Akkuyu biterse elektrikte Rusya’ya doğrudan bağımlılık da başlayacak çünkü santral Rusya Federasyonu’na ait devlet şirketlerinin malı. Türkiye’yle hiç ilgisi yok. Elektrikteki bağımlılık da yüzde 8 ile başlayabilir, Sinop’un da Rusya’ya verilmesiyle elektrikteki doğrudan (gazdan elektrik üretimi nedeniyle dolaylı bağımlılık zaten var) bağımlılık oranı yüzde 15’lere çıkabilir. Diğer santralları Çin veya Güney Kore de yapsa durum değişmez. Sadece nükleer santrallar yüzünden Türkiye’nin elektrikteki doğrudan dışa bağımlılık oranı yüzde 20’leri bulabilir. Hem de elektrik üretecek güneş ve rüzgâr gibi yerli kaynaklarımız, ciddi elektrik tasarrufu potansiyelimiz varken.
Daha bir hafta önce, “yenilenebilir enerji yatırımları 10 yıl yerine üç yıla yayılırsa cari açık ve dışa bağımlılık azalır” diyen Ekonomi Bakanı Mehmet Şimşek’e rağmen, iktidarı nükleere iten neden acaba nedir? Bugünkü fiyatlardan en az 40 milyar doları bulması beklenen her bir santral projesinin bir albenisi olmalı. Sistem nasıl çalışıyor, hatırlayalım.
NEMALANAN ŞİRKETLER
Türkiye’nin nükleer santral yapacak teknolojisi de parası da yok. Kredi alacak, faizleri ödeyecek dermanı da yok. O yüzden de projeyi hayata geçirecek ülkeler, Akkuyu’da olduğu gibi tüm maliyeti karşılıyor. Santralın da sahibi oluyor. Türkiye ise 15 yılı bulan alım garantisiyle nükleer şirketin maliyetini karşılamayı taahhüt ediyor. Aslında uzun yıllar bu devlete borçlu kalmayı kabul ediyor.
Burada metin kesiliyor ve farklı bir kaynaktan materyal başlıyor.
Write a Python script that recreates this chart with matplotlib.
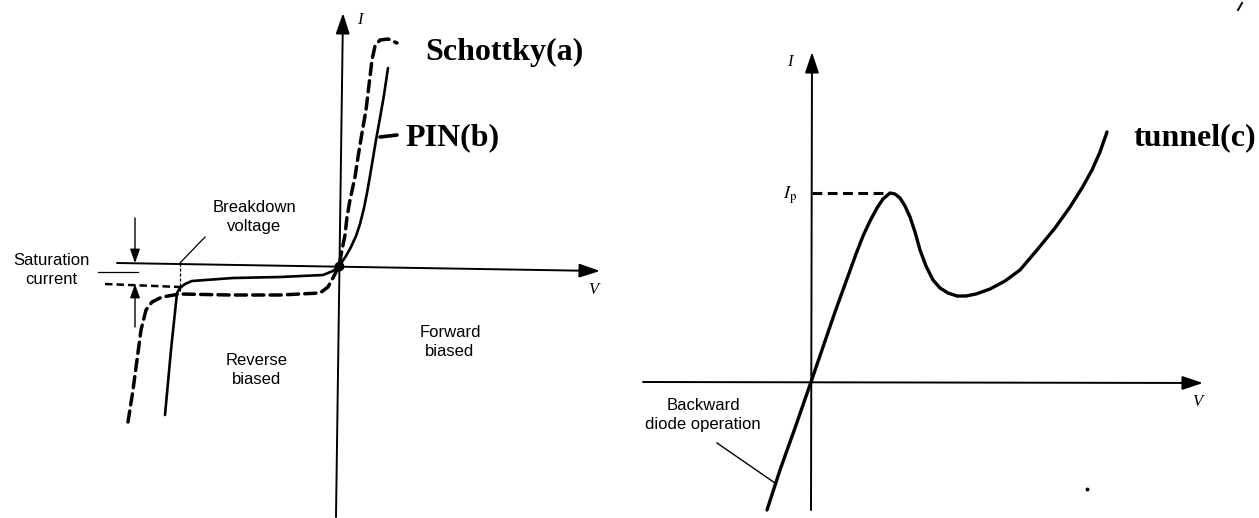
import matplotlib
matplotlib.use("Agg")
import matplotlib.pyplot as plt

plt.rcParams["mathtext.fontset"] = "stix"

# ---- Diode I-V characteristics (schematic units) ----
# PIN diode, solid curve (reverse breakdown -> saturation -> forward conduction)
pin_v = [-17.4, -16.8, -16.2, -15.9, -15.4, -14.7, -10.6, -5.9, -1.6, -0.6, 0.0,
         0.3, 0.7, 1.2, 1.7, 2.1, 2.5, 2.8, 3.1, 3.4, 3.7, 4.1, 4.5, 4.9]
pin_i = [-14.9, -8.4, -2.7, -2.2, -1.8, -1.5, -1.2, -1.1, -0.9, -0.5, 0.0,
         0.4, 1.0, 1.9, 3.0, 4.2, 5.8, 7.3, 9.0, 10.8, 12.6, 14.8, 17.1, 19.8]

# Schottky diode, dashed curve
schottky_v = [-21.1, -20.6, -20.2, -19.8, -19.3, -18.7, -17.7, -15.9, -10.9, -5.9, -1.9,
              -1.1, -0.5, 0.0, 0.3, 0.6, 0.8, 1.1, 1.6, 1.9, 2.3, 2.7, 3.0, 3.3,
              3.6, 4.1, 4.9, 5.8]
schottky_i = [-15.6, -12.4, -9.4, -6.4, -4.4, -3.6, -3.1, -2.8, -2.9, -2.9, -2.7,
              -2.1, -1.0, 0.0, 1.6, 3.1, 4.9, 6.6, 8.9, 10.9, 13.3, 15.6, 18.1, 20.6,
              22.0, 22.6, 22.7, 22.3]

# Tunnel diode, with negative-resistance region between peak and valley
tunnel_v = [-4.4, -3.1, -1.6, 0.0, 2.4, 4.5, 5.2, 5.9, 6.6, 7.2, 7.9, 8.4, 8.9,
            9.4, 9.9, 10.4, 10.9, 11.5, 12.2, 12.9, 13.7, 14.6, 15.5, 16.5, 17.9,
            19.4, 20.9, 22.6, 24.4, 25.9, 27.1, 28.1, 28.9, 29.6]
tunnel_i = [-12.8, -8.8, -4.6, 0.0, 7.0, 12.8, 14.6, 16.1, 17.4, 18.3, 18.9, 18.8,
            18.4, 17.6, 16.5, 15.0, 13.2, 11.6, 10.2, 9.4, 8.9, 8.6, 8.6, 8.8, 9.3,
            10.1, 11.2, 13.2, 15.4, 17.5, 19.4, 21.2, 23.0, 25.0]
peak_v, peak_i = 7.7, 18.9

# reference levels on the left diagram
breakdown_v = -15.9
sat_top, sat_bottom = 0.3, -1.8
sat_marker_v = -20.4

serif = ["Liberation Serif", "DejaVu Serif"]
sans = ["Liberation Sans", "DejaVu Sans"]

fig = plt.figure(figsize=(12.59, 5.18), dpi=100)
fig.patch.set_facecolor("white")

axL = fig.add_axes([0, 0, 620 / 1259, 1])
axR = fig.add_axes([620 / 1259, 0, 639 / 1259, 1])
axL.set_xlim(-33.9, 28.1)
axL.set_ylim(-25.2, 26.6)
axR.set_xlim(-19.1, 44.8)
axR.set_ylim(-13.6, 38.2)
for ax in (axL, axR):
    ax.axis("off")

axis_arrow = dict(arrowstyle="-|>,head_length=0.9,head_width=0.3",
                  mutation_scale=14, lw=1.4, color="black", shrinkA=0, shrinkB=0)
small_arrow = dict(arrowstyle="-|>,head_length=0.7,head_width=0.25",
                   mutation_scale=12, lw=1.0, color="black", shrinkA=0, shrinkB=0)

# ---------------- left: Schottky and PIN ----------------
axL.annotate("", xy=(0.4, 25.3), xytext=(-0.3, -25.1), arrowprops=axis_arrow)
axL.annotate("", xy=(26.1, -0.5), xytext=(-22.2, 0.3), arrowprops=axis_arrow)

axL.plot(pin_v, pin_i, color="black", lw=1.9, solid_joinstyle="round",
         solid_capstyle="round")
axL.plot(schottky_v, schottky_i, color="black", lw=2.5, dashes=(3.2, 1.8),
         dash_capstyle="round", dash_joinstyle="round")
axL.plot([0], [0], "o", color="black", ms=6)

# saturation-current markers
axL.plot([-23.4, -15.9], [-1.8, -2.1], color="black", lw=1.8, dashes=(3.0, 1.6))
axL.plot([-24.1, -20.1], [-0.6, -0.6], color="black", lw=0.9)
axL.annotate("", xy=(sat_marker_v, sat_top), xytext=(sat_marker_v, 4.8),
             arrowprops=small_arrow)
axL.annotate("", xy=(sat_marker_v, sat_bottom), xytext=(sat_marker_v, -6.1),
             arrowprops=small_arrow)

# breakdown-voltage marker
axL.plot([breakdown_v, breakdown_v], [0.3, -2.7], color="black", lw=0.9,
         dashes=(2.5, 1.5))
axL.plot([-13.4, breakdown_v], [2.9, 0.3], color="black", lw=0.9)

# PIN label pointer
axL.plot([4.1, 5.8], [12.9, 13.1], color="black", lw=2.6, solid_capstyle="round")

txt = dict(family=sans, fontsize=12, ha="center", va="center", linespacing=1.4)
axL.text(-8.5, 4.9, "Breakdown\nvoltage", **txt)
axL.text(-28.8, -0.4, "Saturation\ncurrent", **txt)
axL.text(-8.2, -10.4, "Reverse\nbiased", **txt)
axL.text(11.1, -7.6, "Forward\nbiased", **txt)
axL.text(2.1, 24.6, "I", family=serif, style="italic", fontsize=12,
         ha="center", va="center")
axL.text(25.4, -2.4, "V", family=serif, style="italic", fontsize=12,
         ha="center", va="center")

big = dict(family=serif, fontweight="bold", fontsize=23, ha="left", va="center")
axL.text(8.6, 21.4, "Schottky(a)", **big)
axL.text(6.6, 12.8, "PIN(b)", **big)

# ---------------- right: tunnel diode ----------------
axR.annotate("", xy=(0.1, 33.0), xytext=(0.0, -12.8), arrowprops=axis_arrow)
axR.annotate("", xy=(39.2, -0.1), xytext=(-16.8, 0.0), arrowprops=axis_arrow)

axR.plot(tunnel_v, tunnel_i, color="black", lw=2.4, solid_joinstyle="round",
         solid_capstyle="round")
axR.plot([0.1, peak_v], [peak_i, peak_i], color="black", lw=2.2, dashes=(3.2, 1.8))
axR.plot([-9.4, -3.6], [-6.1, -10.1], color="black", lw=1.0)
axR.plot([27.6], [-10.7], "o", color="black", ms=1.8)
axR.plot([42.7, 43.1], [37.2, 37.9], color="black", lw=1.4)

axR.text(-10.8, -3.3, "Backward\ndiode operation", **txt)
axR.text(-2.1, 32.0, "I", family=serif, style="italic", fontsize=12,
         ha="center", va="center")
axR.text(-2.1, 18.7, r"$I_{\mathrm{p}}$", fontsize=13, ha="center", va="center")
axR.text(38.6, -2.0, "V", family=serif, style="italic", fontsize=12,
         ha="center", va="center")
axR.text(32.2, 24.4, "tunnel(c)", **big)

fig.savefig("out.png", dpi=100, facecolor="white")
Nükleer projeler bu açıdan, geçiş garantisi verilen köprülere, hasta garantisi verilen hastanelere benziyor. Alım garantisi dışında kalan miktar da piyasaya satılıyor. Santralların büyüklüğü ve devletlerarası ilişkilerin, santral sahiplerine elektrik fiyatını belirleme konusunda bir avantaj sağladığı da hesaba katılmalı. İkinci albeni ise yıllar süren bu inşaat işlerinden nemalanan şirketler. İşin ileri teknoloji kısmı santralların sahibi ülkelerde yapılsa da beton dökme, harç karma gibi işler haliyle yerinde yapılıyor. Hükümete yakın şirketler ihalelerde öne çıkıyor. Uzun vadeli inşaat işleri ağızlarını sulandırıyor. Türkiye’nin elektrik üretiminde fazlası varken, ilk nükleer santral gecikmişken, ikinci ve üçüncüden bahsetmesi, enerjiyle ilgili bir nedene dayanmıyor. Alım garantili anlaşmalar ve yandaş şirketlere iş paslamaya dayalı 20 yıllık düzenin atomla süslenmiş bir parçası sadece.
TÜRKİYE İKLİM ZİRVESİ’NDE SÖZ ALAMADI
Geçen hafta New York’ta düzenlenen İklim Hedefleri Zirvesi’nde Türkiye söz verilmeyen ülkeler arasında yer aldı ama medyada bu konu haber olmadı. BM Genel Sekreteri Antonio Guterres, iklim krizini durdurmak için hızlı hareket etmeyen ülkelere söz hakkı vermedi. Böylece 100’den fazla konuşma isteğinden sadece 34’üne yeşil ışık yakıldı. Türkiye de ABD, Çin, Rusya ve Avustralya gibi ülkelerle birlikte yetersiz çabaları nedeniyle zirvede söz verilmeyen ülkeler arasında yer aldı. G20 ülkelerinden sadece Almanya, Brezilya, Fransa, Güney Afrika ve Kanada’ya söz verildi. Hükümet iklim konusunda üstümüze düşeni yapıyoruz derse hatırlatırsınız.